Just 17 days after the publication of the ‘position paper’, Michel Barnier, giving evidence to a Select Committee of the House of Lords, responded in this way: “We have a problem with the British paper on some of the reciprocal rights and the enforcement of those rights. If I read it properly, the proposal would mean that Union rights would be applied to British citizens resident in the Union and that British law would be applied to EU citizens in the UK, but we know that British law will be less favourable, so we have a problem with reciprocity. We have a problem with lack of certainty in relation to the implementation of British law and the jurisdictional aspect to the British courts without any guarantees on future laws. The procedure will be very heavy and cumbersome. Citizens with their children will all have to make individual requests to the UK on the basis of the British paper, which contains many expressions that are not legally clear: “We wish”, “We are prepared to”, “We hope”. We have a basis for working together; we have some substance there, and I would like to have that kind of substance on the other subjects as well.”

That revealed what we had suspected – settled status is not the same as the rights EU Citizens in the UK have now, and the EU is going to reciprocate the strident demands for reciprocity which Theresa May repeated over and over.

Although I am speaking for myself, I am much more concerned for the 80% of Brits working and living across the EU who are of working age or younger. Their lives and their livelihoods are about to be turned upside down by the obsessive behaviour of Theresa May!

It is so easy to blame the EU for their hard line.
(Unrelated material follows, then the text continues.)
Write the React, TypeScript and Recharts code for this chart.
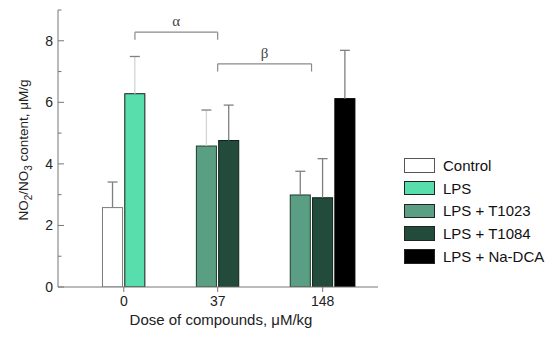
import React from 'react';
import { BarChart, Bar, XAxis, YAxis, ReferenceLine, Legend, Label } from 'recharts';

// ---- data ----
const doses = ['0', '37', '148'];
const seriesNames = ['Control', 'LPS', 'LPS + T1023', 'LPS + T1084', 'LPS + Na-DCA'];
const controlMean: (number | null)[] = [2.58, null, null];
const controlErr: (number | null)[] = [0.83, null, null];
const lpsMean: (number | null)[] = [6.28, null, null];
const lpsErr: (number | null)[] = [1.21, null, null];
const t1023Mean: (number | null)[] = [null, 4.58, 2.99];
const t1023Err: (number | null)[] = [null, 1.17, 0.77];
const t1084Mean: (number | null)[] = [null, 4.76, 2.9];
const t1084Err: (number | null)[] = [null, 1.15, 1.27];
const naDcaMean: (number | null)[] = [null, null, 6.12];
const naDcaErr: (number | null)[] = [null, null, 1.57];
const yTicks = [0, 1, 2, 3, 4, 5, 6, 7, 8, 9];
const yLabelTicks = [0, 2, 4, 6, 8];
// significance brackets: label, leg bottom, bar top
const bracketLabels = ['α', 'β'];
const bracketLow = [8.03, 7.0];
const bracketHigh = [8.28, 7.25];

// ---- styles / layout ----
const FONT = '"Liberation Sans", Arial, sans-serif';
const fills = ['#ffffff', '#58DEAC', '#5A9F83', '#234B3C', '#000000'];
const strokes = ['#7a7a7a', '#1a1a1a', '#1f3a2e', '#0f2219', '#000000'];
const lightErrLines = ['LPS@0', 'LPS + T1023@37'];
const X_SPAN = 14.35; // in bar widths
const GROUP_POS = [2.95, 7.16, 11.87];
const BAR_SIZE = 22.3;

const means = [controlMean, lpsMean, t1023Mean, t1084Mean, naDcaMean];
const errs = [controlErr, lpsErr, t1023Err, t1084Err, naDcaErr];

type Row = { x: number; value: number; err: number; s: number; dose: string };
const rows: Row[] = [];
doses.forEach((d, di) => {
  const present = means.map((m, si) => (m[di] != null ? si : -1)).filter((v) => v >= 0);
  present.forEach((si, k) => {
    rows.push({
      x: GROUP_POS[di] + (k - (present.length - 1) / 2),
      value: means[si][di] as number,
      err: errs[si][di] as number,
      s: si,
      dose: d,
    });
  });
});

const barCenter = (series: number, dose: number) =>
  rows.find((r) => r.s === series && r.dose === doses[dose])!.x;
const bracketX: [number, number][] = [
  [barCenter(1, 0), GROUP_POS[1]],
  [GROUP_POS[1], GROUP_POS[2] - 0.5],
];

const BarShape = (props: any) => {
  const { x, y, width, height, payload } = props;
  const s = payload.s;
  const ppu = height / payload.value;
  const top = y - payload.err * ppu;
  const cx = x + width / 2;
  const light = lightErrLines.includes(`${seriesNames[s]}@${payload.dose}`);
  return (
    <g>
      <rect x={x} y={y} width={width} height={height} fill={fills[s]} stroke={strokes[s]} strokeWidth={1} />
      <line x1={cx} x2={cx} y1={y} y2={top} stroke={light ? '#d4d4d4' : '#7f7f7f'} strokeWidth={1.3} />
      <line x1={cx - 5} x2={cx + 5} y1={top} y2={top} stroke="#808080" strokeWidth={1.3} />
    </g>
  );
};

const YTick = (props: any) => {
  const { x, y, payload } = props;
  const v = payload.value;
  const major = yLabelTicks.includes(v);
  const ax = x + 5;
  return (
    <g>
      <line x1={ax} x2={ax + (major ? 6 : 3.5)} y1={y} y2={y} stroke="#777" strokeWidth={1} />
      {major && (
        <text x={x} y={y} dy="0.36em" textAnchor="end" fontSize={14} fill="#222" fontFamily={FONT}>
          {v}
        </text>
      )}
    </g>
  );
};

const LegendContent = () => (
  <div style={{ fontFamily: FONT }}>
    {seriesNames.map((n, i) => (
      <div key={n} style={{ display: 'flex', alignItems: 'center', height: 22.75 }}>
        <div
          style={{
            width: 31,
            height: 14.5,
            boxSizing: 'border-box',
            border: `1px solid ${i === 0 ? '#555' : '#222'}`,
            background: fills[i],
          }}
        />
        <span style={{ marginLeft: 8, fontSize: 15, color: '#111', whiteSpace: 'nowrap' }}>{n}</span>
      </div>
    ))}
  </div>
);

export default function App() {
  return (
    <div style={{ position: 'absolute', left: 0, top: 0 }}>
      <BarChart
        width={550}
        height={341}
        data={rows}
        margin={{ top: 10, right: 172, left: 0, bottom: 24 }}
        style={{ fontFamily: FONT }}
      >
        <XAxis
          type="number"
          dataKey="x"
          domain={[0, X_SPAN]}
          ticks={GROUP_POS}
          interval={0}
          tickFormatter={(v: number) => doses[GROUP_POS.indexOf(v)] ?? ''}
          stroke="#777"
          tick={{ fill: '#222', fontSize: 14, fontFamily: FONT }}
          tickSize={5}
          tickMargin={4}
          height={30}
          allowDataOverflow
        >
          <Label
            content={() => (
              <text x={221} y={325} textAnchor="middle" fontSize={15} fill="#222" fontFamily={FONT}>
                Dose of compounds, μM/kg
              </text>
            )}
          />
        </XAxis>
        <YAxis
          type="number"
          domain={[0, 9]}
          ticks={yTicks}
          interval={0}
          width={58}
          stroke="#777"
          tickLine={false}
          tickSize={0}
          tickMargin={5}
          tick={<YTick />}
          allowDataOverflow
        >
          <Label
            content={() => (
              <text
                x={28}
                y={150}
                transform="rotate(-90 28 150)"
                textAnchor="middle"
                fontSize={13.5}
                fill="#222"
                fontFamily={FONT}
              >
                NO<tspan dy={4} fontSize={10}>2</tspan>
                <tspan dy={-4}>/NO</tspan>
                <tspan dy={4} fontSize={10}>3</tspan>
                <tspan dy={-4}> content, μM/g</tspan>
              </text>
            )}
          />
        </YAxis>
        <Bar dataKey="value" barSize={BAR_SIZE} shape={<BarShape />} isAnimationActive={false} />
        {bracketX.map(([x1, x2], i) => (
          <React.Fragment key={i}>
            <ReferenceLine
              segment={[
                { x: x1, y: bracketHigh[i] },
                { x: x2, y: bracketHigh[i] },
              ]}
              stroke="#8a8a8a"
              strokeWidth={1.2}
              label={{
                value: bracketLabels[i],
                position: 'top',
                offset: 6,
                fontSize: 15,
                fill: '#444',
                fontFamily: '"Liberation Serif", "Times New Roman", serif',
              }}
            />
            <ReferenceLine
              segment={[
                { x: x1, y: bracketHigh[i] },
                { x: x1, y: bracketLow[i] },
              ]}
              stroke="#8a8a8a"
              strokeWidth={1.2}
            />
            <ReferenceLine
              segment={[
                { x: x2, y: bracketHigh[i] },
                { x: x2, y: bracketLow[i] },
              ]}
              stroke="#8a8a8a"
              strokeWidth={1.2}
            />
          </React.Fragment>
        ))}
        <Legend
          layout="horizontal"
          align="center"
          verticalAlign="middle"
          wrapperStyle={{ left: 404, top: 154, width: 146, height: 116 }}
          content={<LegendContent />}
        />
      </BarChart>
    </div>
  );
}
For me it would not have happened had it not been for Theresa May’s obsession with ‘ending free movement’!

Why can the 3.6 million EU Citizens in the UK not simply have their existing rights confirmed? The rights they have now were given to them by the EU. They will have to apply for, and pay for something less than the rights they have had for 25 years!

Whatever your position on Brexit, there is no way what is happening matches up to the ‘promises’ Theresa May made in her Lancaster House speech, or the ‘guarantees’ she offered in her Florence speech. When she claims that she gave ‘priority’ to citizens’ rights she is not telling the truth!